Spaghetti a prezzi raddoppiati Inchiesta su 5 big della pasta

Tanto cara al palato quanto al portafoglio degli italiani, la pasta finisce sotto inchiesta. Nel mirino delle Fiamme Gialle ci sono le aziende leader del settore, accusate di aver costituito un «cartello» per aumentare i prezzi e azzerare la concorrenza. Così sono state perquisite, nell'ambito dell'inchiesta avviata dalla Procura di Roma, la sede della Barilla a Parma, quella della De Cecco a Pescara e Roma, il pastificio Garofalo a Gragnano in provincia di Napoli, il pastificio Amato a Salerno, la sede della Divella a Bari e la sede dell'Unione pastai italiani a Roma (Unipi): sono stati anche sequestrati documenti e verbali.
Al centro dell'inchiesta c'è l'aumento ingiustificato dal 2007 ad oggi di circa il 50 per cento del prezzo della pasta: l'ipotesi di reato è quella prevista dall'articolo 501 bis del codice penale, vale a dire manovra speculativa sul prezzo delle merci, che prevede una pena fino a tre anni di reclusione. Secondo quanto si è appreso vi sarebbe una persona iscritta sul registro degli indagati, ma ben presto il numero potrebbe aumentare.
Del resto, le stesse società sono già state severamente punite per intesa restrittiva della concorrenza dall'Antitrust, dopo un'indagine partita dalla denuncia delle organizzazioni dei consumatori, conclusa con multe per oltre 12 milioni di euro (5 milioni la più alta, inflitta a Barilla), poi riconfermate dal Tar del Lazio. In tutto sono state condannate 22 aziende produttrici, più Unipi (Unione industriale pastai italiani) e Unionalimentari (Unione nazionale della piccola e media industria alimentare.)
Dopo la «batosta» della giustizia amministrativa - contro cui però è in atto un ricorso al Consiglio di Stato - ora è il turno di quella penale, di cui le perquisizioni delle Fiamme Gialle rappresentano il primo passo. Ora la procura ha acquisito la documentazione già raccolta dall’Autorità garante della concorrenza, secondo cui i big della pasta avevano creato un’intesa - tra ottobre 2006 e marzo 2008 - per concertare gli aumenti del prezzo di vendita da applicare poi alla distribuzione.

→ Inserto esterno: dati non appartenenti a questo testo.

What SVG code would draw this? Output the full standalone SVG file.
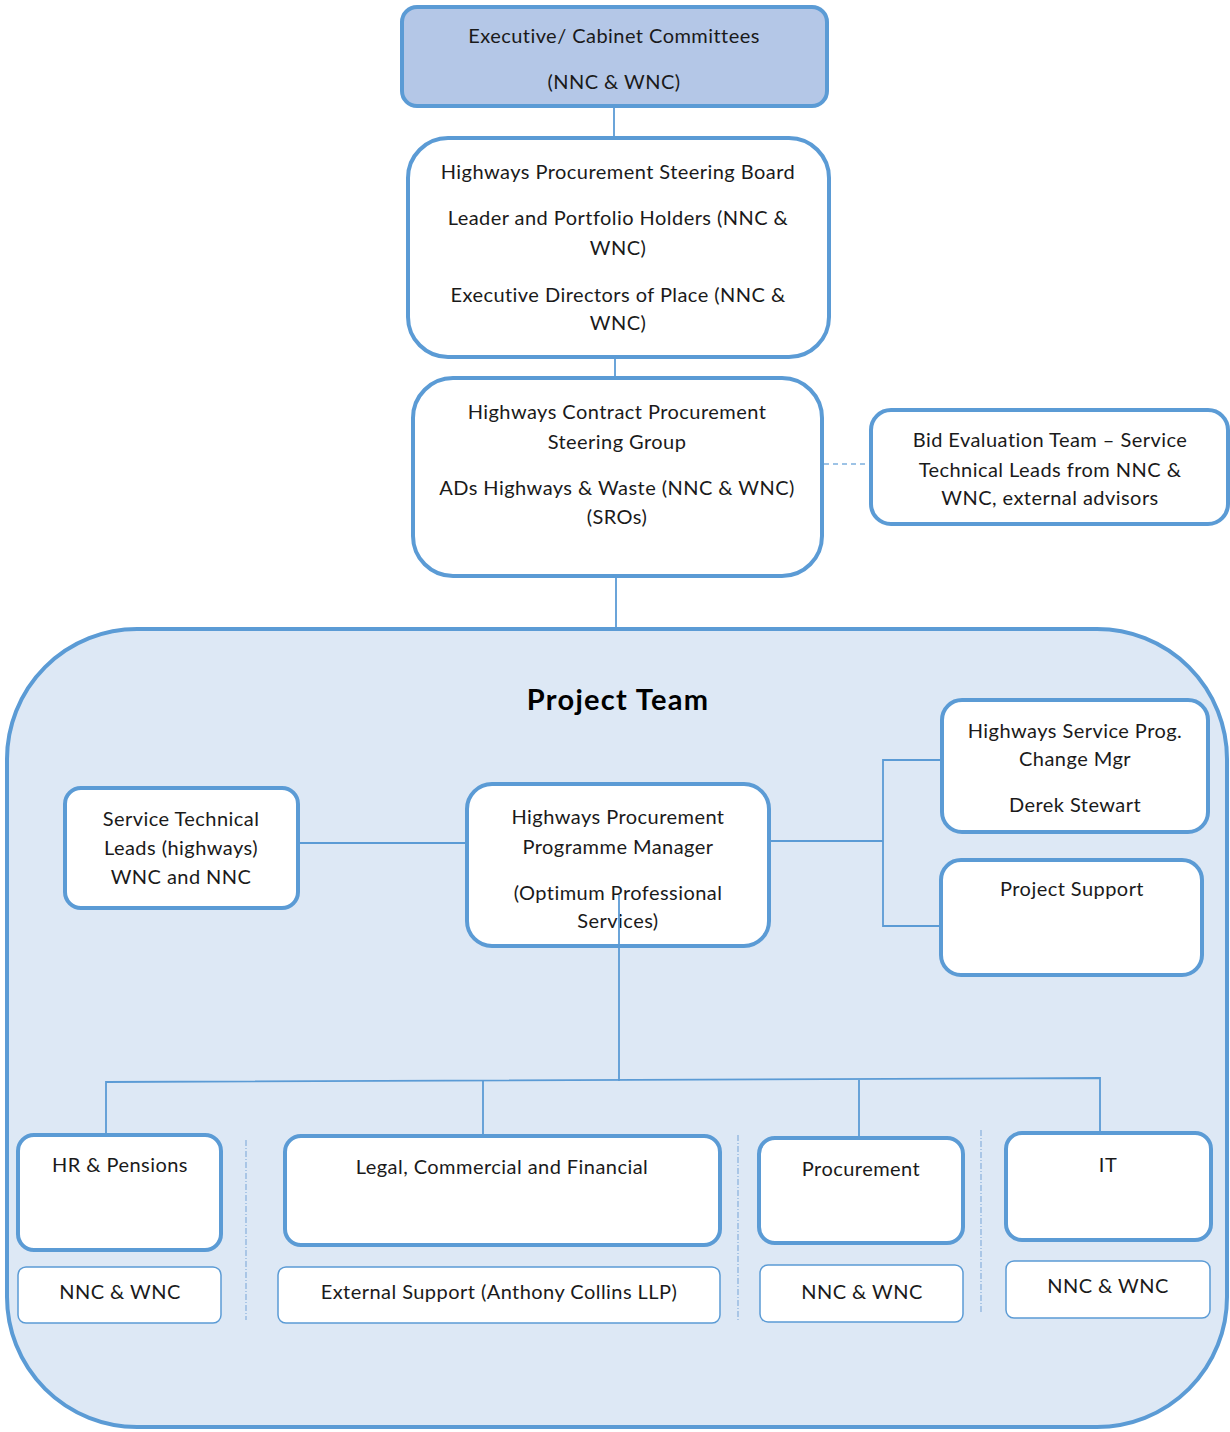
<svg xmlns="http://www.w3.org/2000/svg" width="1230" height="1432" viewBox="0 0 1230 1432">
<style>
text{font-family:Lato,"Open Sans","Liberation Sans",sans-serif;font-size:20px;letter-spacing:0.45px;fill:#1a1a1a;text-anchor:middle}
.title{font-size:29px;letter-spacing:1.3px;font-weight:bold;fill:#000}
.box{fill:#fff;stroke:#5b9bd5;stroke-width:4}
.sub{fill:#fff;stroke:#5b9bd5;stroke-width:1.5}
.con{stroke:#5b9bd5;stroke-width:1.8;fill:none}
.sep{stroke:#8fb4de;stroke-width:1.3;stroke-dasharray:6 2 1 2;fill:none}
</style>
<rect width="1230" height="1432" fill="#fff"/>
<g id="connectors-top">
<line class="con" x1="614" y1="106" x2="614" y2="138"/>
<line class="con" x1="615" y1="357" x2="615" y2="378"/>
<line class="con" x1="616" y1="576" x2="616" y2="628"/>
<line x1="824" y1="464" x2="870" y2="464" stroke="#9dc3e6" stroke-width="2" stroke-dasharray="5 4"/>
</g>
<g id="exec">
<rect x="402" y="7" width="425" height="99" rx="15" fill="#b4c7e7" stroke="#5b9bd5" stroke-width="4"/>
<text x="614" y="43">Executive/ Cabinet Committees</text>
<text x="614" y="89">(NNC &amp; WNC)</text>
</g>
<g id="board">
<rect class="box" x="408" y="138" width="421" height="219" rx="40"/>
<text x="618" y="179">Highways Procurement Steering Board</text>
<text x="618" y="225">Leader and Portfolio Holders (NNC &amp;</text>
<text x="618" y="255">WNC)</text>
<text x="618" y="302">Executive Directors of Place (NNC &amp;</text>
<text x="618" y="330">WNC)</text>
</g>
<g id="group">
<rect class="box" x="413" y="378" width="409" height="198" rx="40"/>
<text x="617" y="419">Highways Contract Procurement</text>
<text x="617" y="449">Steering Group</text>
<text x="617" y="495">ADs Highways &amp; Waste (NNC &amp; WNC)</text>
<text x="617" y="524">(SROs)</text>
</g>
<g id="bid">
<rect class="box" x="871" y="410" width="357" height="114" rx="20"/>
<text x="1050" y="447">Bid Evaluation Team – Service</text>
<text x="1050" y="477">Technical Leads from NNC &amp;</text>
<text x="1050" y="505">WNC, external advisors</text>
</g>
<g id="project-team">
<rect x="7" y="629" width="1220" height="798" rx="130" fill="#dde8f5" stroke="#5b9bd5" stroke-width="4"/>
<text class="title" x="618" y="710">Project Team</text>
</g>
<g id="connectors">
<line class="con" x1="298" y1="843" x2="467" y2="843"/>
<polyline class="con" points="769,841 883,841"/>
<polyline class="con" points="942,760 883,760 883,926 942,926"/>
<line class="con" x1="619" y1="895" x2="619" y2="1081"/>
<polyline class="con" points="106,1135 106,1082 1100,1078 1100,1133"/>
<line class="con" x1="483" y1="1081" x2="483" y2="1136"/>
<line class="con" x1="859" y1="1080" x2="859" y2="1138"/>
<line class="sep" x1="246" y1="1140" x2="246" y2="1320"/>
<line class="sep" x1="738" y1="1135" x2="738" y2="1320"/>
<line class="sep" x1="981" y1="1130" x2="981" y2="1312"/>
</g>
<g id="stl">
<rect class="box" x="65" y="788" width="233" height="120" rx="16"/>
<text x="181" y="826">Service Technical</text>
<text x="181" y="855">Leads (highways)</text>
<text x="181" y="884">WNC and NNC</text>
</g>
<g id="manager">
<rect class="box" x="467" y="784" width="302" height="162" rx="25"/>
<text x="618" y="824">Highways Procurement</text>
<text x="618" y="854">Programme Manager</text>
<text x="618" y="900">(Optimum Professional</text>
<text x="618" y="928">Services)</text>
</g>
<line class="con" x1="619" y1="895" x2="619" y2="946"/>
<g id="change-mgr">
<rect class="box" x="942" y="700" width="266" height="132" rx="20"/>
<text x="1075" y="738">Highways Service Prog.</text>
<text x="1075" y="766">Change Mgr</text>
<text x="1075" y="812">Derek Stewart</text>
</g>
<g id="support">
<rect class="box" x="941" y="860" width="261" height="115" rx="20"/>
<text x="1072" y="896">Project Support</text>
</g>
<g id="hr">
<rect class="box" x="18" y="1135" width="203" height="115" rx="16"/>
<text x="120" y="1172">HR &amp; Pensions</text>
</g>
<g id="hr-sub">
<rect class="sub" x="18" y="1267" width="203" height="56" rx="8"/>
<text x="120" y="1299">NNC &amp; WNC</text>
</g>
<g id="legal">
<rect class="box" x="285" y="1136" width="435" height="109" rx="16"/>
<text x="502" y="1174">Legal, Commercial and Financial</text>
</g>
<g id="legal-sub">
<rect class="sub" x="278" y="1267" width="442" height="56" rx="8"/>
<text x="499" y="1299">External Support (Anthony Collins LLP)</text>
</g>
<g id="procurement">
<rect class="box" x="759" y="1138" width="204" height="105" rx="16"/>
<text x="861" y="1176">Procurement</text>
</g>
<g id="proc-sub">
<rect class="sub" x="760" y="1265" width="203" height="57" rx="8"/>
<text x="862" y="1299">NNC &amp; WNC</text>
</g>
<g id="it">
<rect class="box" x="1006" y="1133" width="205" height="107" rx="16"/>
<text x="1108" y="1172">IT</text>
</g>
<g id="it-sub">
<rect class="sub" x="1006" y="1261" width="204" height="57" rx="8"/>
<text x="1108" y="1293">NNC &amp; WNC</text>
</g>
</svg>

«Massima disponibilità a collaborare» e nessun commento: è l'unanime reazione delle società coinvolte, da Barilla a De Cecco, dalla Garofalo di Gragnano all'Unipi, il cui presidente Massimo Menna tiene però a ribadire che «non vi sono mai state speculazioni né si è mai configurato alcun accordo lesivo degli interessi dei consumatori». Solo il pastificio Divella fa notare che «sono venuti a chiedere le stesse carte che la stessa Guardia di finanza aveva già acquisito circa due anni fa nell'ambito degli accertamenti richiesti dall'Antitrust».
Dal canto suo, la Coldiretti ricorda che il grano duro viene pagato agli agricoltori 18 centesimi al chilo, mentre la pasta viene venduta in media a 1,4 euro al chilo, con un ricarico del 400% anche considerando le rese di trasformazione. In pratica, il prezzo della pasta è rimasto pressoché stabile rispetto al 2008 nonostante le quotazioni del grano siano scese del 30%.

Un comportamento che ha pesanti conseguenze se si considera che la pasta è il piatto preferito dagli italiani, i cui consumi lo scorso anno sono stati pari a 1,5 milioni di tonnellate, per un controvalore di 2,8 miliardi di euro, e nel primo semestre del 2009 sono cresciuti ancora in valore del 2,8%: l'equivalente di una spaghettata da 26 chili annui a persona, tre volte di più rispetto ai nostri omologhi statunitensi, greci o francesi.